» RAW RECORDS
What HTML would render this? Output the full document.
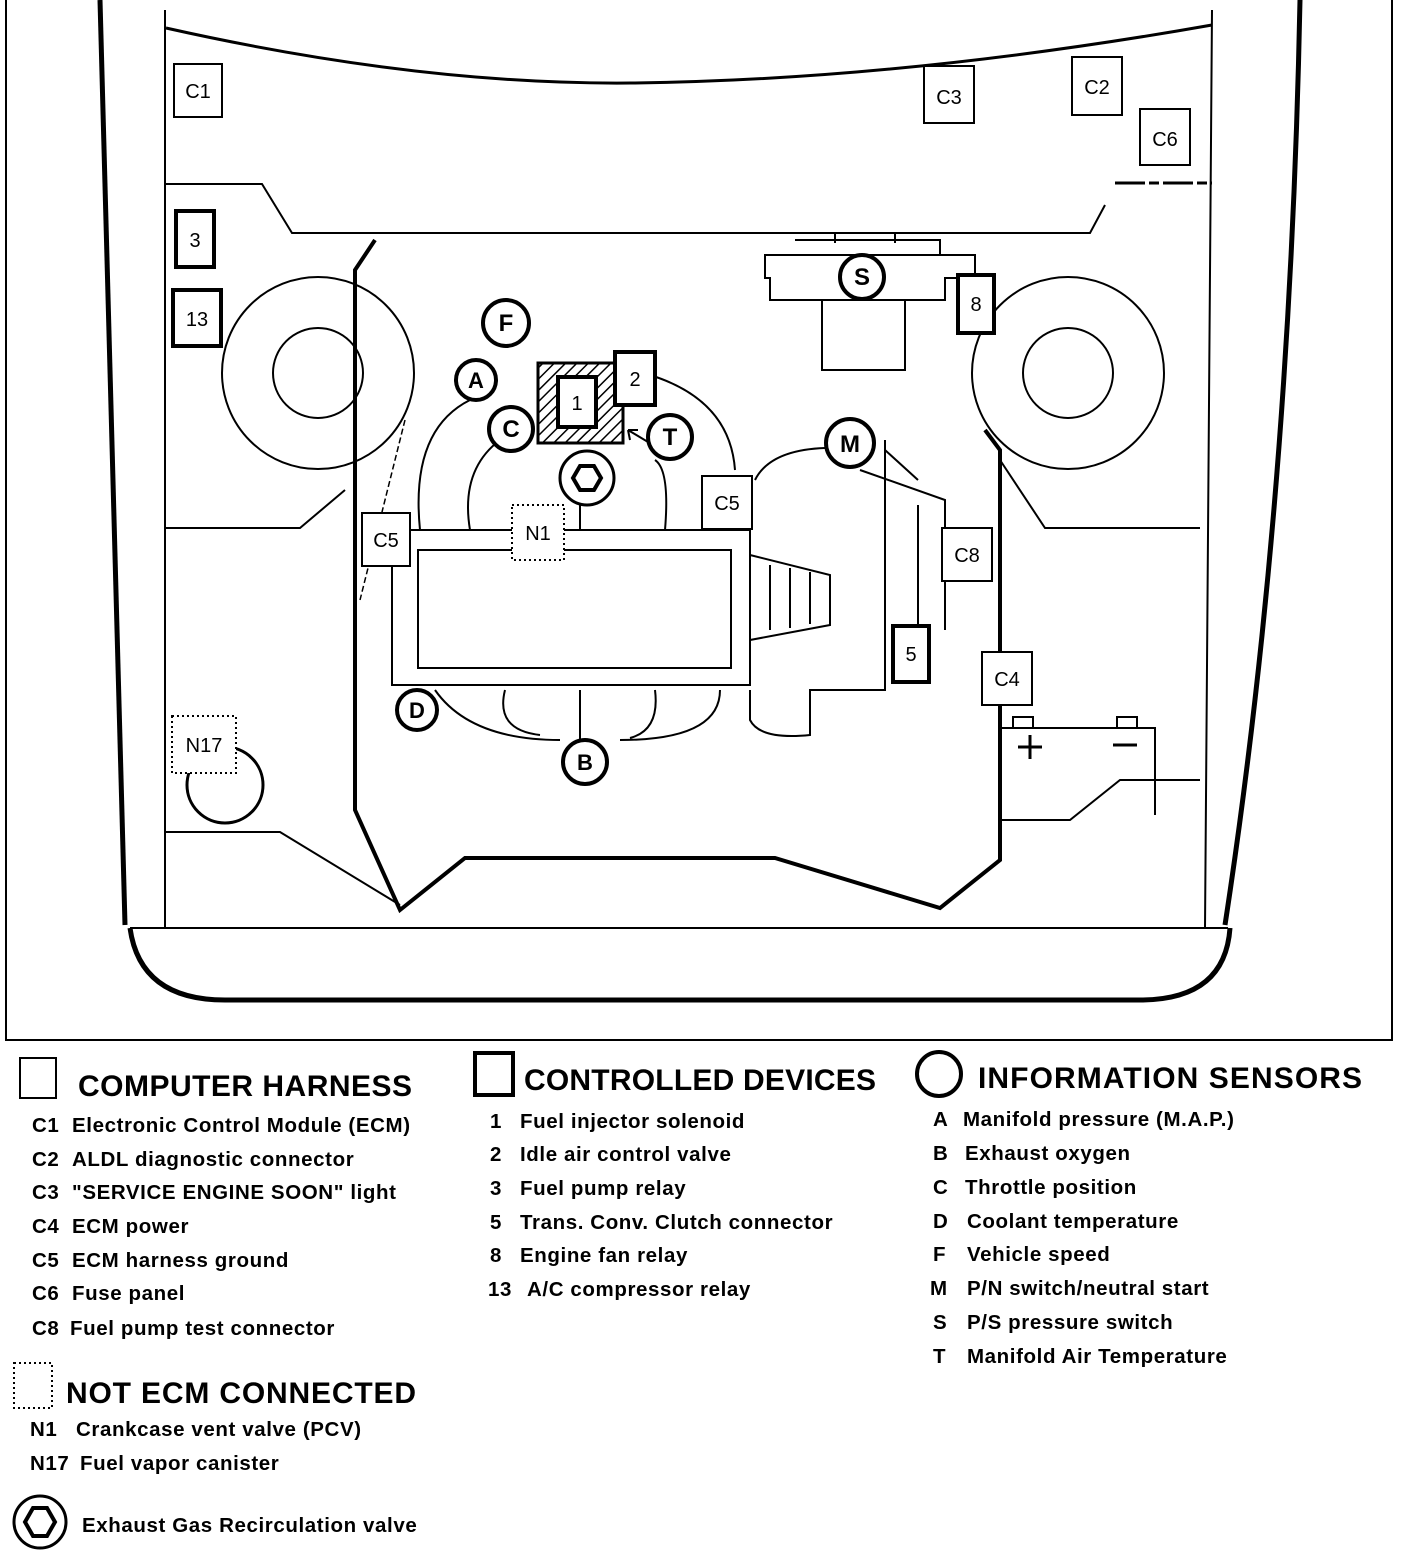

* * *

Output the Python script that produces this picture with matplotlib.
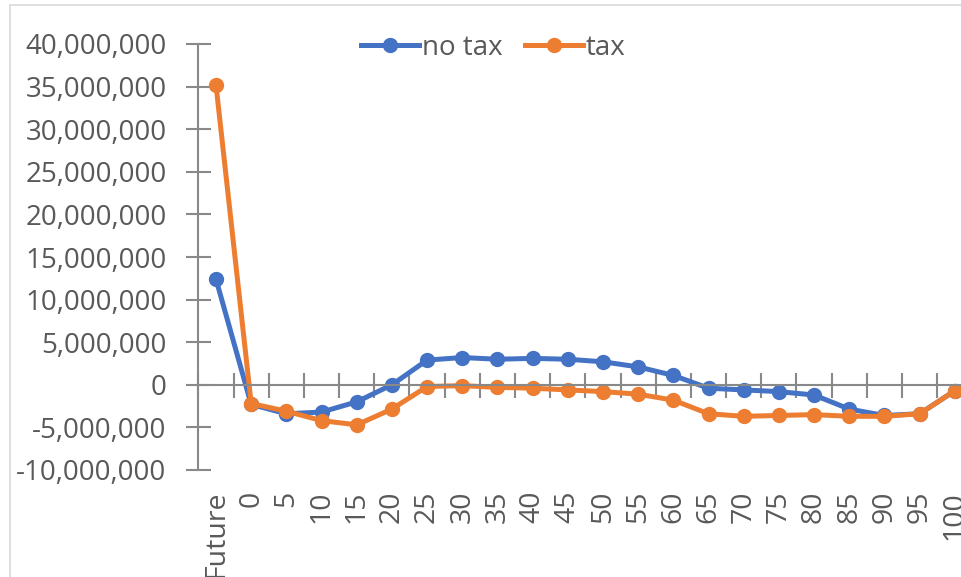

--

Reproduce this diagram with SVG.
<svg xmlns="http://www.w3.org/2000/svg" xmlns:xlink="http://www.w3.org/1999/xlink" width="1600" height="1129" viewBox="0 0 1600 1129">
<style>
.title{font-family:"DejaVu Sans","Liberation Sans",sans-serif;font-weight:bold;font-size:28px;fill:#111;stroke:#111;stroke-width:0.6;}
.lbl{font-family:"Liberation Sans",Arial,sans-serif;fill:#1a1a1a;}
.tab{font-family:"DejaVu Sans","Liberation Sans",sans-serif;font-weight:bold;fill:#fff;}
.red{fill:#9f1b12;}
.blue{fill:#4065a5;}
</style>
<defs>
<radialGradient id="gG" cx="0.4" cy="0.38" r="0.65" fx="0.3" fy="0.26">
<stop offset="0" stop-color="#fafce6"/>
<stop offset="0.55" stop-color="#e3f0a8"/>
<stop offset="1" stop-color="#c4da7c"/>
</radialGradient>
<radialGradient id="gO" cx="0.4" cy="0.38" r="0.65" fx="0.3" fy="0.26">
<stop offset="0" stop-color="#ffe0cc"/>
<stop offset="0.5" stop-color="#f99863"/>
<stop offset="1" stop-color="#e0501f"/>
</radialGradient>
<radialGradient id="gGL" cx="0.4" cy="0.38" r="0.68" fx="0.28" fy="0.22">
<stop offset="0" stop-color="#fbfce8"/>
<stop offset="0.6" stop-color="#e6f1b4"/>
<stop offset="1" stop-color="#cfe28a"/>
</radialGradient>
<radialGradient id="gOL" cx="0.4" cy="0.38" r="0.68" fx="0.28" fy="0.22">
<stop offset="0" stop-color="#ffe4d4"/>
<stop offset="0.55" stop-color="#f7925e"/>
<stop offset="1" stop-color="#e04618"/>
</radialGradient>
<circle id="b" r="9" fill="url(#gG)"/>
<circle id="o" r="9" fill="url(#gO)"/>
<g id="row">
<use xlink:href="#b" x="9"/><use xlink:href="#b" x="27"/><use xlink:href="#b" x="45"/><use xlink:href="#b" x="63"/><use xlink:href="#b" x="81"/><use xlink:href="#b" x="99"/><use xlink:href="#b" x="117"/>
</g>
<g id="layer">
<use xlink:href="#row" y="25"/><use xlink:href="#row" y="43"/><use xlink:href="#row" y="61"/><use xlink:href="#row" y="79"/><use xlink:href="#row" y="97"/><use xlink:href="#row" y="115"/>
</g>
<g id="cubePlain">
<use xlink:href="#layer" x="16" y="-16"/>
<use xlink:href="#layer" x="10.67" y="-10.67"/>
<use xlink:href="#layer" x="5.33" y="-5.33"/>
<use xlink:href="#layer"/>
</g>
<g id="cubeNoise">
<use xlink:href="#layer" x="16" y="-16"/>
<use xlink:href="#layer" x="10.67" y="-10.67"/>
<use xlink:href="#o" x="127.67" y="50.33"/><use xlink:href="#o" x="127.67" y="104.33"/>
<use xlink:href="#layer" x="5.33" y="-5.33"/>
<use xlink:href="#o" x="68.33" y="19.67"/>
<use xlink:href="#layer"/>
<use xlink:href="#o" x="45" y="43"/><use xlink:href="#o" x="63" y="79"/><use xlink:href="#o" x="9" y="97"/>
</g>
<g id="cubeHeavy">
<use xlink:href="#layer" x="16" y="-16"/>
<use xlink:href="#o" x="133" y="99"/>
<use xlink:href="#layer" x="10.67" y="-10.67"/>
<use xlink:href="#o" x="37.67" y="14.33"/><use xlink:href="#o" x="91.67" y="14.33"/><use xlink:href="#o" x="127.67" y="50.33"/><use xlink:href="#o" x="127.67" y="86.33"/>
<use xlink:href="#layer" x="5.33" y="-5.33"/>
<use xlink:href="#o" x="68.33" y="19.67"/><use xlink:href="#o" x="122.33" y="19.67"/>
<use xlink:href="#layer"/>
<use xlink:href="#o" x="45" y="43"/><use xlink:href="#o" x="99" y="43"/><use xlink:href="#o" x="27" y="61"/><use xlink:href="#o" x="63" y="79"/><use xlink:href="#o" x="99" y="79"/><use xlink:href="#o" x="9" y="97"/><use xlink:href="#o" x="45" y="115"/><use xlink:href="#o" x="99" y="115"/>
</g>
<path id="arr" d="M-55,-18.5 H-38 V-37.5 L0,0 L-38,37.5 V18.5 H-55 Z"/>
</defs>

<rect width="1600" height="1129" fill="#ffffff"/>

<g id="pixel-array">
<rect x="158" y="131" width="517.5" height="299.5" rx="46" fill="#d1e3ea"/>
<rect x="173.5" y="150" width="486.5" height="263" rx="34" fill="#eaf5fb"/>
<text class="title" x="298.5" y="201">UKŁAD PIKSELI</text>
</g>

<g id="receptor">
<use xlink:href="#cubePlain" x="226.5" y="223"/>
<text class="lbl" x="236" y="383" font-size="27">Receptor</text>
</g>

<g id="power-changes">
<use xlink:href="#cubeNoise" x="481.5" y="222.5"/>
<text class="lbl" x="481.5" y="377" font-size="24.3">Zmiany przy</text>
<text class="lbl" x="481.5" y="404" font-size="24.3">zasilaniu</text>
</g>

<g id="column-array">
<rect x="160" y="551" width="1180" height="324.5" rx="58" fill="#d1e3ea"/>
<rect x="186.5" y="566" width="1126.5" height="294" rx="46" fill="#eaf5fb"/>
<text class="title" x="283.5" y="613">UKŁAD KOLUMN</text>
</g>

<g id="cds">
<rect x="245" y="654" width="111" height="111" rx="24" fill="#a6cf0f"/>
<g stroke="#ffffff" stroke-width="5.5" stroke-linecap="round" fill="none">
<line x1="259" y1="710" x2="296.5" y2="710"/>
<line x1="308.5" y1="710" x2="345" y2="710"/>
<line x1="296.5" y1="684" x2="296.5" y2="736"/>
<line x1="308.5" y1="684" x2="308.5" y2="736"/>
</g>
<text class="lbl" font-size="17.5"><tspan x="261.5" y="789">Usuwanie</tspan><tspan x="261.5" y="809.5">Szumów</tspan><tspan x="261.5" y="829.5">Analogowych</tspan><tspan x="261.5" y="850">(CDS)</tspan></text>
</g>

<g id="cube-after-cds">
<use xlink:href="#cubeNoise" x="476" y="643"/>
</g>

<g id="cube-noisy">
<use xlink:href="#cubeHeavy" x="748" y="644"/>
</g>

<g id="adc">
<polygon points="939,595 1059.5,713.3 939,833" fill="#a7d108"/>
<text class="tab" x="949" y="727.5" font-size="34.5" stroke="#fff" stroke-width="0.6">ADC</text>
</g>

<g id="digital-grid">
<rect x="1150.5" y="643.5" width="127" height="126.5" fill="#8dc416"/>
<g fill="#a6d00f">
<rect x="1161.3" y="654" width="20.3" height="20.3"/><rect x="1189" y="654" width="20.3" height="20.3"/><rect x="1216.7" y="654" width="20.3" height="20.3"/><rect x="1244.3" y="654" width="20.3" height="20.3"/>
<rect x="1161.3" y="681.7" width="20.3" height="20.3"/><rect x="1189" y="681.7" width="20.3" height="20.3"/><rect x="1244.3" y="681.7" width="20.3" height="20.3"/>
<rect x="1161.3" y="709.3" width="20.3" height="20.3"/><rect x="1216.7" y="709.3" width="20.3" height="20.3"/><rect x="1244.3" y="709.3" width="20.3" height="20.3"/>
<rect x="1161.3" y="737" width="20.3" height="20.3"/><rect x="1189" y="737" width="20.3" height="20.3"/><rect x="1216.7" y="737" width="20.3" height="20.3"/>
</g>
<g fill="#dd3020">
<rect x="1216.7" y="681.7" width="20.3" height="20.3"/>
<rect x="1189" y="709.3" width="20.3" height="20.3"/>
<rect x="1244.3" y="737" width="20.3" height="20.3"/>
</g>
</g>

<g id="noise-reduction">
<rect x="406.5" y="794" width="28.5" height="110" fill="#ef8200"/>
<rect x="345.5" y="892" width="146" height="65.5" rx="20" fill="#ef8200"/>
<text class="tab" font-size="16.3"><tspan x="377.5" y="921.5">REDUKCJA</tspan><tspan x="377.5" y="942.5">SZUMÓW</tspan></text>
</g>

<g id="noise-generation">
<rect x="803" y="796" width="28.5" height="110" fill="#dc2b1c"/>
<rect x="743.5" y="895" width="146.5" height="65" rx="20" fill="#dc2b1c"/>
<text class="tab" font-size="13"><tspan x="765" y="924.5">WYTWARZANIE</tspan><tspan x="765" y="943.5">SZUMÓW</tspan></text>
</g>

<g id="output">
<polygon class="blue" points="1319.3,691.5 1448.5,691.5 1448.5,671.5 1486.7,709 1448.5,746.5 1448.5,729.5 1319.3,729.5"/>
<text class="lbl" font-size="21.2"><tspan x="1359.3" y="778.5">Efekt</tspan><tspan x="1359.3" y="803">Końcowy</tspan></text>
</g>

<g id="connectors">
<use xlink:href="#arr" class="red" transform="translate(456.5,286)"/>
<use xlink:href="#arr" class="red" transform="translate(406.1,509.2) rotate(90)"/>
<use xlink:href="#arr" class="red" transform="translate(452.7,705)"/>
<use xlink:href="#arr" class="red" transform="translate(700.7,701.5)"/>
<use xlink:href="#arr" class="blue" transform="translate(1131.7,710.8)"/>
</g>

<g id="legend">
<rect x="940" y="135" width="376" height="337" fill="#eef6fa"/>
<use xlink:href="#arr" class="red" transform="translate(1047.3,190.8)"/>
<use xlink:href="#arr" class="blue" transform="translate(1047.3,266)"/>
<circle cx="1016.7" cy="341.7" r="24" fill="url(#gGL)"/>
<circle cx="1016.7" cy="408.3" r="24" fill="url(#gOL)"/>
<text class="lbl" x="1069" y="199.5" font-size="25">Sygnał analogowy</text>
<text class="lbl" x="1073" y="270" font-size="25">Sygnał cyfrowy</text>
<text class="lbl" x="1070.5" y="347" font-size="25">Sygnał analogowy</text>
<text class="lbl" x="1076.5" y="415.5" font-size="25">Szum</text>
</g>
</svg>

» SET PROBLEM
Tally the lines in this data that hold the word "with" and state only the count.

» FULL OUTPUT
2